Provided data:
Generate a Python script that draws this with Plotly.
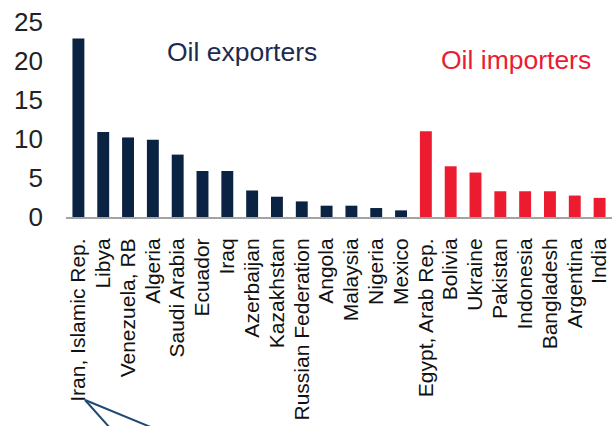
import plotly.graph_objects as go

exporters = ["Iran, Islamic Rep.", "Libya", "Venezuela, RB", "Algeria", "Saudi Arabia",
             "Ecuador", "Iraq", "Azerbaijan", "Kazakhstan", "Russian Federation",
             "Angola", "Malaysia", "Nigeria", "Mexico"]
exporter_values = [22.9, 10.9, 10.2, 9.9, 8.0, 5.9, 5.9, 3.4, 2.6, 2.0, 1.45, 1.45, 1.15, 0.85]

importers = ["Egypt, Arab Rep.", "Bolivia", "Ukraine", "Pakistan", "Indonesia",
             "Bangladesh", "Argentina", "India"]
importer_values = [11.0, 6.5, 5.7, 3.3, 3.3, 3.3, 2.75, 2.45]

y_ticks = [0, 5, 10, 15, 20, 25]

NAVY = "#0b2343"
RED = "#ec1b30"
W, H = 616, 426
ML, MR, MT, MB = 66, 4, 22, 209

categories = exporters + importers

fig = go.Figure()
fig.add_trace(go.Bar(x=exporters, y=exporter_values, marker_color=NAVY,
                     marker_line_width=0, name="Oil exporters"))
fig.add_trace(go.Bar(x=importers, y=importer_values, marker_color=RED,
                     marker_line_width=0, name="Oil importers"))

fig.update_layout(
    width=W, height=H,
    margin=dict(l=ML, r=MR, t=MT, b=MB, pad=0),
    paper_bgcolor="white", plot_bgcolor="white",
    showlegend=False, barmode="group", bargap=0.52,
    font=dict(family="Liberation Sans, Arial, sans-serif", color="#222222"),
)
fig.update_xaxes(
    categoryorder="array", categoryarray=categories,
    tickmode="array", tickvals=categories, ticktext=categories,
    tickangle=-90, tickfont=dict(size=21, color="#111111"),
    showline=True, linecolor="#a3a3a3", linewidth=2,
    ticks="", ticklabelstandoff=11, showgrid=False,
)
fig.update_yaxes(
    range=[0, 25], tickvals=y_ticks, ticktext=[str(v) for v in y_ticks],
    tickfont=dict(size=26, color="#222222"),
    showgrid=False, zeroline=False, showline=False, ticks="",
    ticklabelstandoff=22,
)

# convert pixel positions into paper coordinates for text and the decorative callout
pw, ph = W - ML - MR, H - MT - MB
def px(x):
    return (x - ML) / pw
def py(y):
    return (H - MB - y) / ph

fig.add_annotation(text="Oil exporters", x=px(242), y=py(52), xref="paper", yref="paper",
                   xanchor="center", yanchor="middle",
                   showarrow=False, font=dict(size=26.5, color="#1c2b4f"))
fig.add_annotation(text="Oil importers", x=px(516), y=py(60), xref="paper", yref="paper",
                   xanchor="center", yanchor="middle",
                   showarrow=False, font=dict(size=26.5, color="#ea1c33"))

for ex in (110, 153):
    fig.add_shape(type="line", xref="paper", yref="paper",
                  x0=px(85), y0=py(400), x1=px(ex), y1=py(428),
                  line=dict(color="#1f4a73", width=2))

fig.write_html("out.html")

What you are asked to do:
Leave out the pictures and give the listing above again exactly.

Exercise result:
Generate a Python script that draws this with Plotly.
import plotly.graph_objects as go

exporters = ["Iran, Islamic Rep.", "Libya", "Venezuela, RB", "Algeria", "Saudi Arabia",
             "Ecuador", "Iraq", "Azerbaijan", "Kazakhstan", "Russian Federation",
             "Angola", "Malaysia", "Nigeria", "Mexico"]
exporter_values = [22.9, 10.9, 10.2, 9.9, 8.0, 5.9, 5.9, 3.4, 2.6, 2.0, 1.45, 1.45, 1.15, 0.85]

importers = ["Egypt, Arab Rep.", "Bolivia", "Ukraine", "Pakistan", "Indonesia",
             "Bangladesh", "Argentina", "India"]
importer_values = [11.0, 6.5, 5.7, 3.3, 3.3, 3.3, 2.75, 2.45]

y_ticks = [0, 5, 10, 15, 20, 25]

NAVY = "#0b2343"
RED = "#ec1b30"
W, H = 616, 426
ML, MR, MT, MB = 66, 4, 22, 209

categories = exporters + importers

fig = go.Figure()
fig.add_trace(go.Bar(x=exporters, y=exporter_values, marker_color=NAVY,
                     marker_line_width=0, name="Oil exporters"))
fig.add_trace(go.Bar(x=importers, y=importer_values, marker_color=RED,
                     marker_line_width=0, name="Oil importers"))

fig.update_layout(
    width=W, height=H,
    margin=dict(l=ML, r=MR, t=MT, b=MB, pad=0),
    paper_bgcolor="white", plot_bgcolor="white",
    showlegend=False, barmode="group", bargap=0.52,
    font=dict(family="Liberation Sans, Arial, sans-serif", color="#222222"),
)
fig.update_xaxes(
    categoryorder="array", categoryarray=categories,
    tickmode="array", tickvals=categories, ticktext=categories,
    tickangle=-90, tickfont=dict(size=21, color="#111111"),
    showline=True, linecolor="#a3a3a3", linewidth=2,
    ticks="", ticklabelstandoff=11, showgrid=False,
)
fig.update_yaxes(
    range=[0, 25], tickvals=y_ticks, ticktext=[str(v) for v in y_ticks],
    tickfont=dict(size=26, color="#222222"),
    showgrid=False, zeroline=False, showline=False, ticks="",
    ticklabelstandoff=22,
)

# convert pixel positions into paper coordinates for text and the decorative callout
pw, ph = W - ML - MR, H - MT - MB
def px(x):
    return (x - ML) / pw
def py(y):
    return (H - MB - y) / ph

fig.add_annotation(text="Oil exporters", x=px(242), y=py(52), xref="paper", yref="paper",
                   xanchor="center", yanchor="middle",
                   showarrow=False, font=dict(size=26.5, color="#1c2b4f"))
fig.add_annotation(text="Oil importers", x=px(516), y=py(60), xref="paper", yref="paper",
                   xanchor="center", yanchor="middle",
                   showarrow=False, font=dict(size=26.5, color="#ea1c33"))

for ex in (110, 153):
    fig.add_shape(type="line", xref="paper", yref="paper",
                  x0=px(85), y0=py(400), x1=px(ex), y1=py(428),
                  line=dict(color="#1f4a73", width=2))

fig.write_html("out.html")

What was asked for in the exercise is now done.